Un texte sur le logement social retiré juste avant son examen à l'Assemblée

Paris (AFP) - Face aux levées de boucliers, une proposition de loi visant à durcir les conditions de maintien dans un logement social a été retirée lundi par son rapporteur macroniste, juste avant le début de son examen dans l'hémicycle à l'Assemblée nationale.
Vivement critiqué par la gauche et les professionnels du secteur, le texte "portant fin du maintien à vie dans le logement social" avait été déposé par l'ancien ministre du Logement Guillaume Kasbarian (Ensemble pour la République, groupe macroniste).
Regrettant une motion de rejet prévue par la France insoumise -- qui en cas d'adoption aurait écarté le texte avant son examen -- son rapporteur, le député macroniste Stéphane Vojetta, a déclaré lundi sur X faire "le choix de la responsabilité" et retirer le texte "dans sa forme actuelle pour le redéposer dans les prochains jours, modifié et clarifié".
L'adoption de la motion de rejet "était une possibilité", a reconnu auprès de l'AFP M. Vojetta.Plutôt que de prendre le risque d'enterrer le texte, il préfère donc "le redéposer en incorporant les changements demandés par l'opposition et par le gouvernement".

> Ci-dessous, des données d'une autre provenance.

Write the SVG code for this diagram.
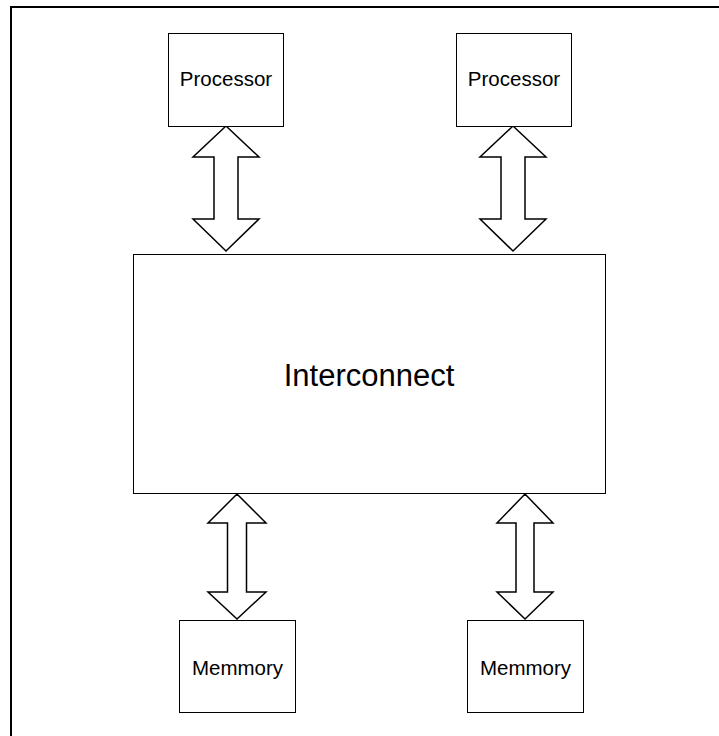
<svg xmlns="http://www.w3.org/2000/svg" width="719" height="736" viewBox="0 0 719 736">
  <style>
    .box { fill: #fff; stroke: #000; stroke-width: 1; }
    .lbl { font-family: "Liberation Sans", Arial, sans-serif; fill: #000; text-anchor: middle; }
    .bus { fill: #fff; stroke: #000; stroke-width: 1.5; stroke-linejoin: miter; }
  </style>
  <rect width="719" height="736" fill="#fff"/>
  <!-- page frame: top and left edges -->
  <path d="M11 736 V7 H719" fill="none" stroke="#000" stroke-width="2"/>

  <g id="connectors">
    <polygon class="bus" points="226,126 259,157 238,157 238,219 259,219 226,251 193,219 214,219 214,157 193,157"/>
    <polygon class="bus" points="513,126 546,157 525,157 525,219 546,219 513,251 480,219 501,219 501,157 480,157"/>
    <polygon class="bus" points="237,494 266,523 246.5,523 246.5,592 266,592 237,619 208,592 227.5,592 227.5,523 208,523"/>
    <polygon class="bus" points="525,494 553,523 534,523 534,592 553,592 525,619 497,592 516,592 516,523 497,523"/>
  </g>

  <g id="processor1">
    <rect class="box" x="168.5" y="33.5" width="115" height="93"/>
    <text class="lbl" x="226" y="86" font-size="20.5">Processor</text>
  </g>
  <g id="processor2">
    <rect class="box" x="456.5" y="33.5" width="115" height="93"/>
    <text class="lbl" x="514" y="86" font-size="20.5">Processor</text>
  </g>
  <g id="interconnect">
    <rect class="box" x="133.5" y="254.5" width="472" height="239"/>
    <text class="lbl" x="369" y="386" font-size="31">Interconnect</text>
  </g>
  <g id="memory1">
    <rect class="box" x="179.5" y="620.5" width="116" height="92"/>
    <text class="lbl" x="237.5" y="675" font-size="20.5">Memmory</text>
  </g>
  <g id="memory2">
    <rect class="box" x="467.5" y="620.5" width="116" height="92"/>
    <text class="lbl" x="525.5" y="675" font-size="20.5">Memmory</text>
  </g>
</svg>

Le texte proposait d'abaisser les seuils de revenu à partir desquels un bailleur social peut demander à un locataire de quitter un logement, ou lui réclamer un "sur-loyer" complémentaire.
L'accession à la propriété "d'un logement adapté aux besoins ou susceptible de générer des revenus permettant l'accès au parc privé" était aussi introduit comme motif de résiliation d'un bail.
Concrètement, "un salarié qui vit à Saint-Denis devra quitter son logement social à partir d'un salaire net de 3.800 euros par mois" pendant deux ans, contre 4.336 euros par mois actuellement, avait argumenté M. Vojetta lors de l'examen en commission des affaires économiques.
Concernés selon lui: 30.000 logements sociaux pouvant être libérés, alors que 2,7 millions de foyers étaient en attente fin 2024.
La gauche s'est réjouie du retrait annoncé par M. Vojetta.
"Très content que notre motion de rejet ait été si efficace que nous n'avons même pas eu à la présenter", a ironisé sur X le député LFI François Piquemal, qui devait la défendre.
Le texte était "trompeur et mensonger", au "contenu inefficace et même contre productif.Et donc ils se sont bien rendu compte que ça ne pouvait pas aller plus loin que le débat médiatique", a commenté auprès de l'AFP le député PS Iñaki Echaniz.
- Mixité sociale -
M. Vojetta avait pourtant expliqué vendredi vouloir "tendre la main" aux oppositions, "notamment à la gauche", et déposé plusieurs amendements en ce sens.
L'un d'eux visait à modifier le titre du texte évoquant un supposé "logement social à vie", et critiqué comme "fallacieux".
Un autre amendement proposait que l'obligation de résiliation du bail pour les locataires devenus propriétaires ne s'applique que dans les zones tendues - hors quartiers prioritaires de la politique de la ville (QPV).
Un troisième proposait que ces quartiers prioritaires, moins favorisés, restent exemptés des sur-loyers afin d'y "préserver la mixité sociale".
Le Rassemblement national avait, lui, déposé des amendements visant à exclure les personnes de nationalité française du durcissement des conditions d'accès.
En commission la semaine dernière, des amendements supprimant les articles principaux de la proposition de loi avaient été adoptés.Mais la commission avait ensuite rejeté la copie vidée de sa substance, qui devait donc arriver dans sa version initiale dans l'hémicycle.
Les communistes avaient demandé son retrait, compte tenu de la "large majorité dégagée contre le texte".
"Nous voulons de la mixité sociale, pas des ghettos !" avait réagi la ministre chargée de la Ville Juliette Méadel, opposée à l'initiative.En réponse, Guillaume Kasbarian lui avait suggéré de démissionner.
La ministre chargée du Logement Valérie Létard avait elle déclaré que si l'objectif était "louable", il fallait "travailler à un texte équilibré".
L'Union sociale pour l'habitat, qui représente les bailleurs sociaux, avait critiqué une proposition de loi qui "ne ferait qu'amplifier les atteintes à la mixité sociale, principe fondateur du modèle français du logement social".
L'Agence nationale pour l'information sur le logement (Anil) l'avait elle considérée comme "davantage une mesure de diversion médiatique qu'une tentative de répondre à la crise profonde".